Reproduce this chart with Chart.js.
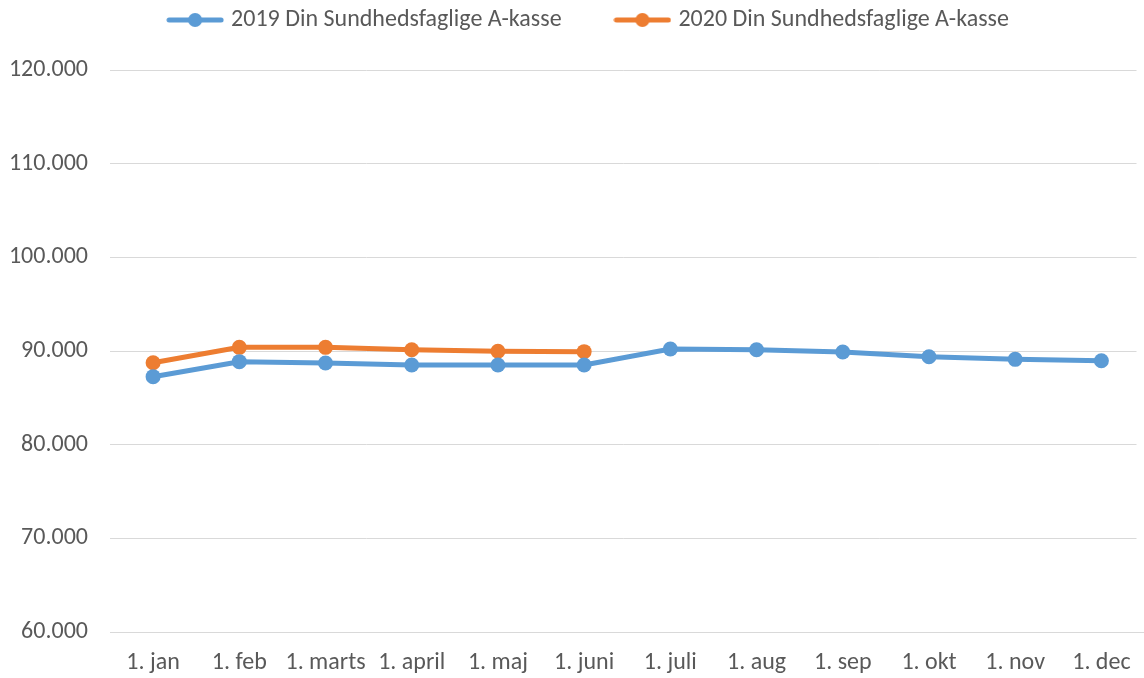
<!DOCTYPE html>
<html>
<head>
<meta charset="utf-8">
<script src="https://cdn.jsdelivr.net/npm/chart.js@4"></script>
<style>
  html, body { margin: 0; padding: 0; background: #fff; overflow: hidden; }
  #myChart { display: block; }
</style>
</head>
<body>
<canvas id="myChart" width="1144" height="678"></canvas>
<script>
// Data
const categories = ['1. jan', '1. feb', '1. marts', '1. april', '1. maj', '1. juni',
                    '1. juli', '1. aug', '1. sep', '1. okt', '1. nov', '1. dec'];
const values2019 = [87260, 88860, 88720, 88500, 88500, 88500, 90210, 90140, 89890, 89390, 89110, 88960];
const values2020 = [88750, 90390, 90390, 90140, 89970, 89930];
const seriesNames = ['2019 Din Sundhedsfaglige A-kasse', '2020 Din Sundhedsfaglige A-kasse'];

const blue = '#5b9bd5';
const orange = '#ed7d31';
const fontFamily = "Carlito, Calibri, Lato, 'Liberation Sans', sans-serif";
const fontSize = 24;

// legend marker: line with a dot in the middle
function legendMarker(color) {
    const c = document.createElement('canvas');
    c.width = 58; c.height = 16;
    const g = c.getContext('2d');
    g.strokeStyle = color;
    g.lineWidth = 5;
    g.lineCap = 'round';
    g.beginPath(); g.moveTo(3, 8); g.lineTo(55, 8); g.stroke();
    g.fillStyle = color;
    g.beginPath(); g.arc(29, 8, 7, 0, Math.PI * 2); g.fill();
    return c;
}

function fmt(v) {
    return String(v).replace(/\B(?=(\d{3})+(?!\d))/g, '.');
}

// room under the legend, legend nudged right, and the x axis running a bit past the right edge (as in the original)
const tweaks = {
    id: 'tweaks',
    beforeInit(chart) {
        const fit = chart.legend.fit;
        chart.legend.fit = function () {
            fit.bind(chart.legend)();
            this.height += 28;
        };
    },
    afterLayout(chart) {
        chart.legend.left += 18;
        chart.legend.right += 18;
        const x = chart.scales.x;
        x.right += 8;
        x.width += 8;
        x.configure();
    }
};

const ctx = document.getElementById('myChart').getContext('2d');
new Chart(ctx, {
    type: 'line',
    data: {
        labels: categories,
        datasets: [{
            label: seriesNames[0],
            data: values2019,
            borderColor: blue,
            backgroundColor: blue,
            borderWidth: 5,
            pointRadius: 7.5,
            pointHoverRadius: 7.5,
            pointBorderWidth: 0,
            tension: 0
        }, {
            label: seriesNames[1],
            data: values2020,
            borderColor: orange,
            backgroundColor: orange,
            borderWidth: 5,
            pointRadius: 7.5,
            pointHoverRadius: 7.5,
            pointBorderWidth: 0,
            tension: 0
        }]
    },
    plugins: [tweaks],
    options: {
        responsive: false,
        animation: false,
        layout: { padding: 0 },
        plugins: {
            tooltip: { enabled: false },
            legend: {
                position: 'top',
                labels: {
                    usePointStyle: true,
                    pointStyleWidth: 48,
                    color: '#595959',
                    font: { family: fontFamily, size: fontSize },
                    padding: 8,
                    generateLabels: chart => chart.data.datasets.map((ds, i) => ({
                        // trailing spaces widen the gap between the two legend items
                        text: i === 0 ? ds.label + ' '.repeat(9) : ds.label,
                        pointStyle: legendMarker(ds.borderColor),
                        fillStyle: ds.borderColor,
                        strokeStyle: ds.borderColor,
                        lineWidth: 0,
                        fontColor: '#595959',
                        datasetIndex: i,
                        hidden: false
                    }))
                }
            }
        },
        scales: {
            x: {
                offset: true,
                grid: { display: false, drawTicks: false },
                border: { color: '#d9d9d9', width: 1 },
                ticks: { color: '#595959', font: { family: fontFamily, size: fontSize }, padding: 17, maxRotation: 0, autoSkip: false },
                afterFit: axis => { axis.height = 46; }
            },
            y: {
                min: 60000,
                max: 120000,
                grid: { color: '#d9d9d9', lineWidth: 1, drawTicks: false },
                border: { display: false },
                ticks: {
                    stepSize: 10000,
                    color: '#595959',
                    font: { family: fontFamily, size: fontSize },
                    padding: 22,
                    callback: v => fmt(v)
                },
                afterFit: axis => { axis.width = 110; }
            }
        }
    }
});
</script>
</body>
</html>
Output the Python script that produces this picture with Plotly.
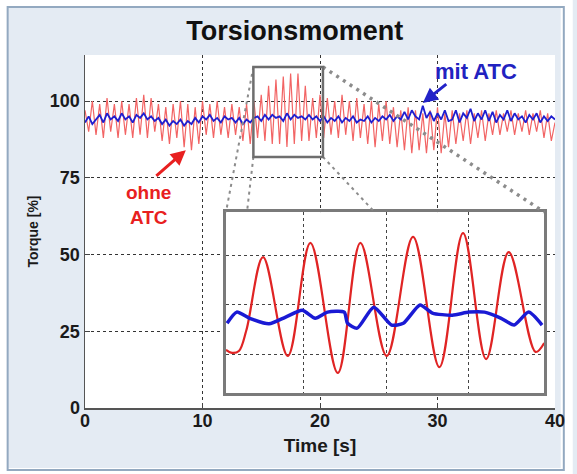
import numpy as np
import plotly.graph_objects as go

# ---------------- data ----------------
t_main = np.linspace(0, 40, 129)

red_main = [97, 90, 100, 89, 99, 88, 101, 90, 99, 88,
            100, 89, 99, 88, 101, 89, 102, 88, 101, 90,
            99, 87, 98, 86, 99, 88, 100, 85, 99, 84,
            98, 86, 100, 89, 99, 88, 100, 89, 98, 88,
            99, 89, 98, 87, 99, 86, 100, 88, 102, 87,
            105, 86, 107, 86, 108, 85, 109, 86, 109, 87,
            105, 87, 101, 88, 102, 88, 101, 89, 100, 88,
            102, 89, 100, 87, 101, 88, 99, 86, 100, 85,
            99, 87, 100, 86, 98, 85, 97, 84, 98, 83,
            97, 84, 96, 83, 97, 84, 98, 83, 96, 85,
            97, 86, 96, 87, 97, 86, 96, 88, 97, 87,
            96, 89, 97, 89, 96, 90, 97, 89, 96, 90,
            97, 89, 96, 90, 97, 88, 96, 87, 93]

blue_main = [93, 95, 92.5, 94, 95.5, 93, 96, 94, 95, 93.5,
             96, 94, 95, 93, 95.5, 94.5, 96, 94, 95, 93.5,
             94.5, 92.5, 94, 92, 93.5, 92.5, 94, 92, 93.5, 92.5,
             94.5, 93, 95, 94, 95.5, 93.5, 94.5, 93, 95, 94,
             94.5, 93, 94.5, 92.5, 94, 93, 94.5, 95, 93.5, 95.5,
             94, 95.5, 94.5, 95, 93.5, 96, 94, 95.5, 94.5, 95,
             94, 95.5, 94, 95, 93.5, 95, 93, 94.5, 93.5, 95,
             93, 94.5, 93.5, 95, 93, 94, 93.5, 95, 93, 94.5,
             93.5, 95, 94, 95.5, 93.5, 95, 94, 96.5, 94, 97,
             95, 94, 98.5, 94.5, 96.5, 93.5, 96, 94, 97, 93.5,
             94, 97, 93, 96, 94.5, 97.5, 93.5, 96, 94, 97,
             93.5, 96.5, 93, 95.5, 94, 97, 93.5, 96, 94, 95,
             93, 95.5, 94, 96, 93, 95, 93.5, 95, 94]

# zoomed detail shown in the inset
inset_t_red = [14.33, 14.44, 14.57, 14.71, 15.02, 15.48, 15.90, 16.41, 16.83,
               17.32, 17.81, 18.30, 18.74, 19.17, 19.59, 20.09, 20.25]
inset_red = [88.8, 88.3, 88.6, 92.0, 103.8, 87.8, 106.1, 85.05, 106.1,
             87.8, 107.1, 86.0, 107.7, 87.3, 104.6, 88.45, 89.9]

inset_t_blue = [14.35, 14.53, 14.77, 15.13, 15.44, 15.75, 15.99, 16.22, 16.53,
                16.59, 16.77, 17.08, 17.41, 17.63, 17.94, 18.17, 18.54, 18.85,
                19.14, 19.45, 19.69, 19.96, 20.21]
inset_blue = [93.1, 94.9, 93.9, 93.0, 94.1, 95.2, 93.9, 94.9, 94.9,
              93.1, 92.3, 95.7, 92.8, 93.1, 96.05, 94.75, 94.4, 94.9,
              94.9, 93.9, 92.8, 94.9, 92.8]

box_t = [14.33, 20.25]
box_v = [81.8, 111.1]

x_ticks = [0, 10, 20, 30, 40]
y_ticks = [0, 25, 50, 75, 100]
inset_xgrid = [15.77, 17.32, 18.85]
inset_ygrid = [88.1, 96.2, 104.1]

X_RANGE = [0, 40]
Y_RANGE = [0, 115]
INSET_DOM_X = [0.30, 0.977]
INSET_DOM_Y = [0.0425, 0.555]

FONT = "Liberation Sans, Arial, sans-serif"
BLUE = "#1e1ed0"

fig = go.Figure()

# main traces
fig.add_trace(go.Scatter(x=t_main, y=red_main, mode="lines",
                         line=dict(color="#f26464", width=1.2),
                         xaxis="x", yaxis="y", hoverinfo="skip"))
fig.add_trace(go.Scatter(x=t_main, y=blue_main, mode="lines",
                         line=dict(color=BLUE, width=1.8),
                         xaxis="x", yaxis="y", hoverinfo="skip"))

# inset traces
fig.add_trace(go.Scatter(x=inset_t_red, y=inset_red, mode="lines",
                         line=dict(color="#e02424", width=2.2, shape="spline", smoothing=1.0),
                         xaxis="x2", yaxis="y2", hoverinfo="skip"))
fig.add_trace(go.Scatter(x=inset_t_blue, y=inset_blue, mode="lines",
                         line=dict(color="#1a1ad4", width=3.5, shape="spline", smoothing=0.6),
                         xaxis="x2", yaxis="y2", hoverinfo="skip"))

# helpers for paper coordinates of box corners
def px(t):
    return (t - X_RANGE[0]) / (X_RANGE[1] - X_RANGE[0])

def py(v):
    return (v - Y_RANGE[0]) / (Y_RANGE[1] - Y_RANGE[0])

bx0, bx1 = px(box_t[0]), px(box_t[1])
by0, by1 = py(box_v[0]), py(box_v[1])
ix0, ix1 = INSET_DOM_X
iy0, iy1 = INSET_DOM_Y

def clip_to_top(xa, ya, xb, yb):
    f = (ya - iy1) / (ya - yb)
    return xa + f * (xb - xa), iy1

shapes = []
shapes.append(dict(type="rect", xref="paper", yref="paper",
                   x0=-85/480, x1=(577-85)/480, y0=-66/353, y1=(408)/353,
                   line=dict(color="white", width=12), fillcolor="rgba(0,0,0,0)", layer="below"))
shapes.append(dict(type="rect", xref="paper", yref="paper",
                   x0=(6-85)/480, x1=(574-85)/480, y0=(408-470)/353, y1=(408-7)/353,
                   line=dict(color="#93a9c0", width=2), fillcolor="rgba(0,0,0,0)", layer="below"))

dot = "3px,4px"
shapes.append(dict(type="line", xref="paper", yref="paper", x0=bx1, y0=by1, x1=ix1, y1=iy1,
                   line=dict(color="#8c8c8c", width=3.5, dash="3px,5px"), layer="above"))
shapes.append(dict(type="line", xref="paper", yref="paper", x0=bx0, y0=by1, x1=ix0, y1=iy1,
                   line=dict(color="#8c8c8c", width=2, dash=dot), layer="above"))
cx, cy = clip_to_top(bx0, by0, ix0, iy0)
shapes.append(dict(type="line", xref="paper", yref="paper", x0=bx0, y0=by0, x1=cx, y1=cy,
                   line=dict(color="#8c8c8c", width=2, dash=dot), layer="above"))
cx, cy = clip_to_top(bx1, by0, ix1, iy0)
shapes.append(dict(type="line", xref="paper", yref="paper", x0=bx1, y0=by0, x1=cx, y1=cy,
                   line=dict(color="#8c8c8c", width=2, dash=dot), layer="above"))
shapes.append(dict(type="rect", xref="x", yref="y", x0=box_t[0], x1=box_t[1], y0=box_v[0], y1=box_v[1],
                   line=dict(color="#6e6e6e", width=2.5), fillcolor="rgba(0,0,0,0)", layer="above"))

annotations = [
    dict(x=33.3, y=109.5, xref="x", yref="y", text="mit ATC", showarrow=False,
         font=dict(family=FONT, size=22, color="#2222c0", weight="bold")),
    dict(x=28.75, y=99.4, xref="x", yref="y", text="", showarrow=True,
         ax=25, ay=-20, arrowhead=2, arrowsize=1, arrowwidth=3, arrowcolor="#2222c8"),
    dict(x=5.42, y=66.1, xref="x", yref="y", text="ohne<br>ATC", showarrow=False,
         font=dict(family=FONT, size=19, color="#e82020", weight="bold")),
    dict(x=8.58, y=84.0, xref="x", yref="y", text="", showarrow=True,
         ax=-31, ay=27, arrowhead=2, arrowsize=1, arrowwidth=3, arrowcolor="#e82020"),
]

fig.update_layout(
    width=577, height=474,
    margin=dict(l=85, r=12, t=55, b=66),
    paper_bgcolor="#e4ebf3",
    plot_bgcolor="white",
    showlegend=False,
    hovermode=False,
    title=dict(text="Torsionsmoment", x=0.511, xref="container", xanchor="center",
               y=1 - 31/474, yref="container", yanchor="middle",
               font=dict(family=FONT, size=27, color="#111111", weight="bold")),
    xaxis=dict(domain=[0, 1], range=X_RANGE, tickvals=x_ticks, ticks="inside", ticklen=5,
               tickcolor="#444", showgrid=True, griddash="dot", gridcolor="#333", gridwidth=1,
               showline=True, linecolor="#555", linewidth=1.5, zeroline=False,
               ticklabelstandoff=-4,
               tickfont=dict(family=FONT, size=18, color="#1a1a1a", weight="bold"),
               title=dict(text="Time [s]", standoff=8,
                          font=dict(family=FONT, size=19, color="#1a1a1a", weight="bold"))),
    yaxis=dict(domain=[0, 1], range=Y_RANGE, tickvals=y_ticks, ticks="inside", ticklen=5,
               tickcolor="#444", showgrid=True, griddash="dot", gridcolor="#333", gridwidth=1,
               showline=True, linecolor="#555", linewidth=1.5, zeroline=False,
               tickfont=dict(family=FONT, size=18, color="#1a1a1a", weight="bold"),
               title=dict(text="Torque [%]", standoff=8,
                          font=dict(family=FONT, size=14, color="#1a1a1a", weight="bold"))),
    xaxis2=dict(domain=INSET_DOM_X, anchor="y2", range=box_t, tickvals=inset_xgrid,
                showticklabels=False, ticks="", showgrid=True, griddash="dot",
                gridcolor="#444", gridwidth=1, showline=True, mirror=True,
                linecolor="#7a7a7a", linewidth=3, zeroline=False),
    yaxis2=dict(domain=INSET_DOM_Y, anchor="x2", range=box_v, tickvals=inset_ygrid,
                showticklabels=False, ticks="", showgrid=True, griddash="dot",
                gridcolor="#444", gridwidth=1, showline=True, mirror=True,
                linecolor="#7a7a7a", linewidth=3, zeroline=False),
    shapes=shapes,
    annotations=annotations,
)

fig.write_html("out.html", config={"displayModeBar": False, "staticPlot": True},
               post_script="document.body.style.margin='0';document.body.style.overflow='hidden';")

Task
Omit every picture, and please return the entries exactly from the first line through the line with "const seriesNames = ['2019", both included.

Completed exercise
Reproduce this chart with Chart.js.
<!DOCTYPE html>
<html>
<head>
<meta charset="utf-8">
<script src="https://cdn.jsdelivr.net/npm/chart.js@4"></script>
<style>
  html, body { margin: 0; padding: 0; background: #fff; overflow: hidden; }
  #myChart { display: block; }
</style>
</head>
<body>
<canvas id="myChart" width="1144" height="678"></canvas>
<script>
// Data
const categories = ['1. jan', '1. feb', '1. marts', '1. april', '1. maj', '1. juni',
                    '1. juli', '1. aug', '1. sep', '1. okt', '1. nov', '1. dec'];
const values2019 = [87260, 88860, 88720, 88500, 88500, 88500, 90210, 90140, 89890, 89390, 89110, 88960];
const values2020 = [88750, 90390, 90390, 90140, 89970, 89930];
const seriesNames = ['2019 Din Sundhedsfaglige A-kasse', '2020 Din Sundhedsfaglige A-kasse'];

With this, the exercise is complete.